**Goal:** Tally each line where the word "this" occurs, then give only the total.

---+---

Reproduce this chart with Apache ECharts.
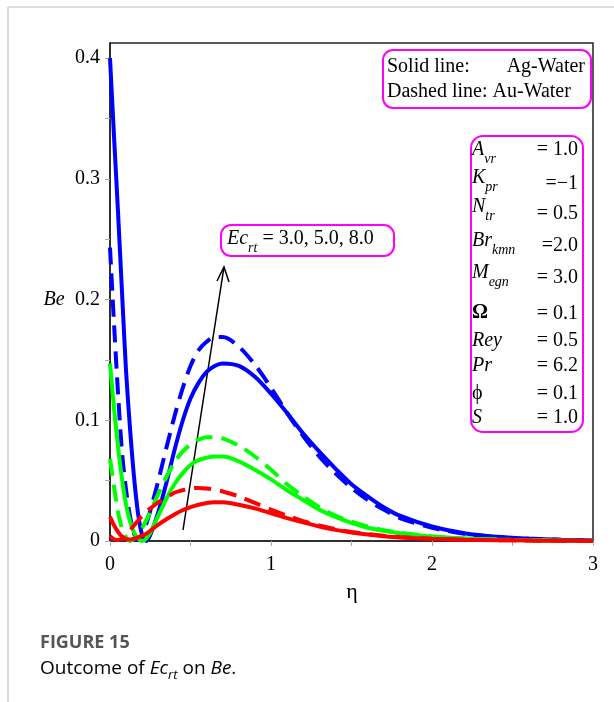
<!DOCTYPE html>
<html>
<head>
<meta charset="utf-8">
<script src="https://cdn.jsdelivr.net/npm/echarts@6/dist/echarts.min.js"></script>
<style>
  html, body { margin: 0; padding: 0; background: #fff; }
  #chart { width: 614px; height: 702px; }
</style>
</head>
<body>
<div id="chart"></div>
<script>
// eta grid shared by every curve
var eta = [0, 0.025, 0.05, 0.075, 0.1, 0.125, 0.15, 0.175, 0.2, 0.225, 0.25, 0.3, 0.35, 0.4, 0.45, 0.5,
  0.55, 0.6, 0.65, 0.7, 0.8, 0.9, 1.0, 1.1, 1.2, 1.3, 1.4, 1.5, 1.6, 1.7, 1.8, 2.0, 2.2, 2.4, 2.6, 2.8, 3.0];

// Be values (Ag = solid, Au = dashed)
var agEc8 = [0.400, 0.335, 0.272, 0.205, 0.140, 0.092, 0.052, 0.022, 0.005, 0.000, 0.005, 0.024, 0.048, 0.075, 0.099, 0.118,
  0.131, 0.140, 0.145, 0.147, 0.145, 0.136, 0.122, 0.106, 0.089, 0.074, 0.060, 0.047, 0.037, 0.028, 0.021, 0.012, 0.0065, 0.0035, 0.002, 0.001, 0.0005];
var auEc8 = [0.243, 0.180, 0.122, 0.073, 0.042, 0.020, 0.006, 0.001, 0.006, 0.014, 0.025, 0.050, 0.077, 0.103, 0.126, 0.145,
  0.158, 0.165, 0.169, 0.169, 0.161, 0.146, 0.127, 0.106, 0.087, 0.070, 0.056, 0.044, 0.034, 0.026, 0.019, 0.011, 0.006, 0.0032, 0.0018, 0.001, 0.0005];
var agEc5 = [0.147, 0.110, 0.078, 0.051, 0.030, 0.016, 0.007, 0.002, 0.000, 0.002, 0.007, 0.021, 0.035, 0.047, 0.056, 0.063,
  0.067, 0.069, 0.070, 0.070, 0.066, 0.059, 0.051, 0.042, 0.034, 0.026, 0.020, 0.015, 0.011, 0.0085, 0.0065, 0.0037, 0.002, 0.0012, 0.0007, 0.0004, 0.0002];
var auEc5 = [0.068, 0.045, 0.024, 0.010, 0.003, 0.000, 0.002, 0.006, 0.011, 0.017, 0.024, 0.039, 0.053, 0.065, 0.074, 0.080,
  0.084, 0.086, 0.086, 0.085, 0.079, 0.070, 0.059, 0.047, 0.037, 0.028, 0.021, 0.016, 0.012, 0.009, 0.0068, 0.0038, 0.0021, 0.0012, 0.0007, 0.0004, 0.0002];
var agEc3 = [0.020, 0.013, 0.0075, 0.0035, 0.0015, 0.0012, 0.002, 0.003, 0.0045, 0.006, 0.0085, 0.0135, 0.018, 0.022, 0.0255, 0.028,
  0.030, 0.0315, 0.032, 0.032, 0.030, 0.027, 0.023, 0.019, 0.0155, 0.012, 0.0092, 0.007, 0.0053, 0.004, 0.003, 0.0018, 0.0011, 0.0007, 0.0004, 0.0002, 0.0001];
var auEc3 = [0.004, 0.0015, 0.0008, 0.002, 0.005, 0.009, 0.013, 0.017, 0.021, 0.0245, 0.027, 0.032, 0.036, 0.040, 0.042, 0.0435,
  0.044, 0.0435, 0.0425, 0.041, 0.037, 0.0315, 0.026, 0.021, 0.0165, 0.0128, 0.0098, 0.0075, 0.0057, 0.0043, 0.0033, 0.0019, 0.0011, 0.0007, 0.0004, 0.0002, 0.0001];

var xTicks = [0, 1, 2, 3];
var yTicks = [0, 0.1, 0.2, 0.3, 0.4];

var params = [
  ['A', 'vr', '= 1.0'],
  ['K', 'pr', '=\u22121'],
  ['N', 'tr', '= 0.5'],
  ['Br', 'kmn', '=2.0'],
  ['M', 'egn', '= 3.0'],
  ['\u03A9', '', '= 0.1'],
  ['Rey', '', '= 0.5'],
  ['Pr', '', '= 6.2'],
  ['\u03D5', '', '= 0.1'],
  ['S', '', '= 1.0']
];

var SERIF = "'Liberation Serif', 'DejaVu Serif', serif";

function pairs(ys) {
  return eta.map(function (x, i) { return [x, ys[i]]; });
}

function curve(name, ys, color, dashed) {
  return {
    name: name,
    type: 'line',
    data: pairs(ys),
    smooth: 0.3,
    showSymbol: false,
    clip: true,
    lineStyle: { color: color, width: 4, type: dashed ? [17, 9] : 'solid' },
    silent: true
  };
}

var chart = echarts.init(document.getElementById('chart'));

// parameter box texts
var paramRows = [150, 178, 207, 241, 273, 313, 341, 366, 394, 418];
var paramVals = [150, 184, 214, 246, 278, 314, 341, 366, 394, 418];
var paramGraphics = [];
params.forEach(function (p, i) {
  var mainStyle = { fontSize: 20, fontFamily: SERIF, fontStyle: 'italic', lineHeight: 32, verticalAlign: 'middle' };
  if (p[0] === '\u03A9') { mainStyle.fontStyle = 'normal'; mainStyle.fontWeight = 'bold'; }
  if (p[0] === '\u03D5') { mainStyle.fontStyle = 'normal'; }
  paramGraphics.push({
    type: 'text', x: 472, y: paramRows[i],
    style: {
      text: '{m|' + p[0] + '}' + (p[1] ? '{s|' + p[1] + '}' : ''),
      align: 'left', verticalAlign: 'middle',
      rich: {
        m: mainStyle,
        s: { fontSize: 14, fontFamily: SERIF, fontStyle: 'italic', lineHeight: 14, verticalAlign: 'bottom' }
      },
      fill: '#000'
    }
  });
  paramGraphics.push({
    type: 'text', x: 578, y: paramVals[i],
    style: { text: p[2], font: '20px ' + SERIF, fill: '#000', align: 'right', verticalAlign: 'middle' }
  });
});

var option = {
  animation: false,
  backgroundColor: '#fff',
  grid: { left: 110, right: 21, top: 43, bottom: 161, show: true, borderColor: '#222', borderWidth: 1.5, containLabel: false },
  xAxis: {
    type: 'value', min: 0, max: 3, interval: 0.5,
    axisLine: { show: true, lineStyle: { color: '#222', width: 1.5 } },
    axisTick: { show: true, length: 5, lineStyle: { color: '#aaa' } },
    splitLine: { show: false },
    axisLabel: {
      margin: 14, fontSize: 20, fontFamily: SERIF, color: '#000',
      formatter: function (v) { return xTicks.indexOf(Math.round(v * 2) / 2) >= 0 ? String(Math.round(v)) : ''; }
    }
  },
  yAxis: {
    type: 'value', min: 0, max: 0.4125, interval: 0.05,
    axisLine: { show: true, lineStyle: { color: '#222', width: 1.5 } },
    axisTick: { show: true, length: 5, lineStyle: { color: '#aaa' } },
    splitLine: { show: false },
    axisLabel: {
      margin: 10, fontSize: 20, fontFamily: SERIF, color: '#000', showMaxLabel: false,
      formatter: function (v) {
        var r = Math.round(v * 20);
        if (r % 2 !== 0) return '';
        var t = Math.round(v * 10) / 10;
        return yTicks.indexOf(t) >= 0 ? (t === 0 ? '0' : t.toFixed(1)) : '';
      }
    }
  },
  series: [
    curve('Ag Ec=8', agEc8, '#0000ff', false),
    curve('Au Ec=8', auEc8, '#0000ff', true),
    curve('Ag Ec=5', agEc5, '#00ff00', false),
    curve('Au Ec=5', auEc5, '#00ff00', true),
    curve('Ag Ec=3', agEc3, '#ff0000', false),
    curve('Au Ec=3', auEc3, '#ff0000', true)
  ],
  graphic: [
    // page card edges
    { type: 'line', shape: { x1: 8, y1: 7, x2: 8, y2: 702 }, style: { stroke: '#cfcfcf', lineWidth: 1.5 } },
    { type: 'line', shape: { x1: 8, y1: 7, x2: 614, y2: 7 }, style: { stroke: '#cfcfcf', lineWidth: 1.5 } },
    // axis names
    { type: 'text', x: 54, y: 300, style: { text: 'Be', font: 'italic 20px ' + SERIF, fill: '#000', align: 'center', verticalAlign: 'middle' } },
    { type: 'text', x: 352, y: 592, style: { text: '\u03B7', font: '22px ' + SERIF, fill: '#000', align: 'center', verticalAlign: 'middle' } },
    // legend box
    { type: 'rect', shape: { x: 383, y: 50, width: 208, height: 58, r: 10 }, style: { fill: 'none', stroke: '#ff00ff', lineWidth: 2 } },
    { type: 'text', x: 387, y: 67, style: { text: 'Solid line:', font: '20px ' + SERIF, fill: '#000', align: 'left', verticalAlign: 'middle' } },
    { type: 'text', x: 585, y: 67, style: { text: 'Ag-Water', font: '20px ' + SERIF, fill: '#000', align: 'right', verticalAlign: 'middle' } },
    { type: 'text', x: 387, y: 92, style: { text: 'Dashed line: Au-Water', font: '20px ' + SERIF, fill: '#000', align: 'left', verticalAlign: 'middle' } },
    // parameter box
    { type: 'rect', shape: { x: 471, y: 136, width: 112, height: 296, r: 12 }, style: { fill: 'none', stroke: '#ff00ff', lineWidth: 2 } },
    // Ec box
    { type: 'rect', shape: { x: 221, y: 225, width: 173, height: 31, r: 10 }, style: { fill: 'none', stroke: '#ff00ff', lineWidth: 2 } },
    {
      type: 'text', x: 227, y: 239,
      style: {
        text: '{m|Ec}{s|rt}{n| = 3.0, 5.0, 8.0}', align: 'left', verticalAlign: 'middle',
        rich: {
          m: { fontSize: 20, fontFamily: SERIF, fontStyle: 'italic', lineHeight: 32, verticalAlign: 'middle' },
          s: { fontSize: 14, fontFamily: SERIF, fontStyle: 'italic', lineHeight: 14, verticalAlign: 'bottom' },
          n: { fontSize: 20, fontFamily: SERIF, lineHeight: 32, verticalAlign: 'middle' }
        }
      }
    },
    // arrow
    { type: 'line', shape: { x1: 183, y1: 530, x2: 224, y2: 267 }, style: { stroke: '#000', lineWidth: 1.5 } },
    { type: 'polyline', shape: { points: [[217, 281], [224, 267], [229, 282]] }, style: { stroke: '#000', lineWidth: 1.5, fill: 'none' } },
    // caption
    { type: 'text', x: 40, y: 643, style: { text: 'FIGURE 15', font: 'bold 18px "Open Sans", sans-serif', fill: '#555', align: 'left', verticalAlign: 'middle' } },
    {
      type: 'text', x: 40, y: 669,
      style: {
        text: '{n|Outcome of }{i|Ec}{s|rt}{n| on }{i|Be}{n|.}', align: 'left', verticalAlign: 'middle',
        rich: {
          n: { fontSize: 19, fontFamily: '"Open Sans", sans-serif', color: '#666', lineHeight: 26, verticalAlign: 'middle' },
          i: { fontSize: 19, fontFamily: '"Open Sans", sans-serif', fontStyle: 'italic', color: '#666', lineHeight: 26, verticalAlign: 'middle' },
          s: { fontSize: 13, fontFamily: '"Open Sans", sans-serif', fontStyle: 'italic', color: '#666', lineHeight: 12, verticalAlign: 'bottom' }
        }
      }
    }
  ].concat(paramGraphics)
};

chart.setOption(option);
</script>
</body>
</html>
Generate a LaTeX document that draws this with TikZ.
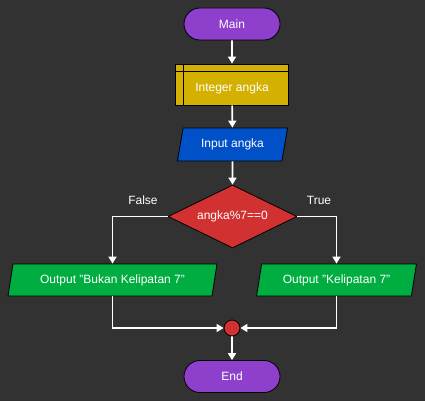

---+---

**Worked answer:** 2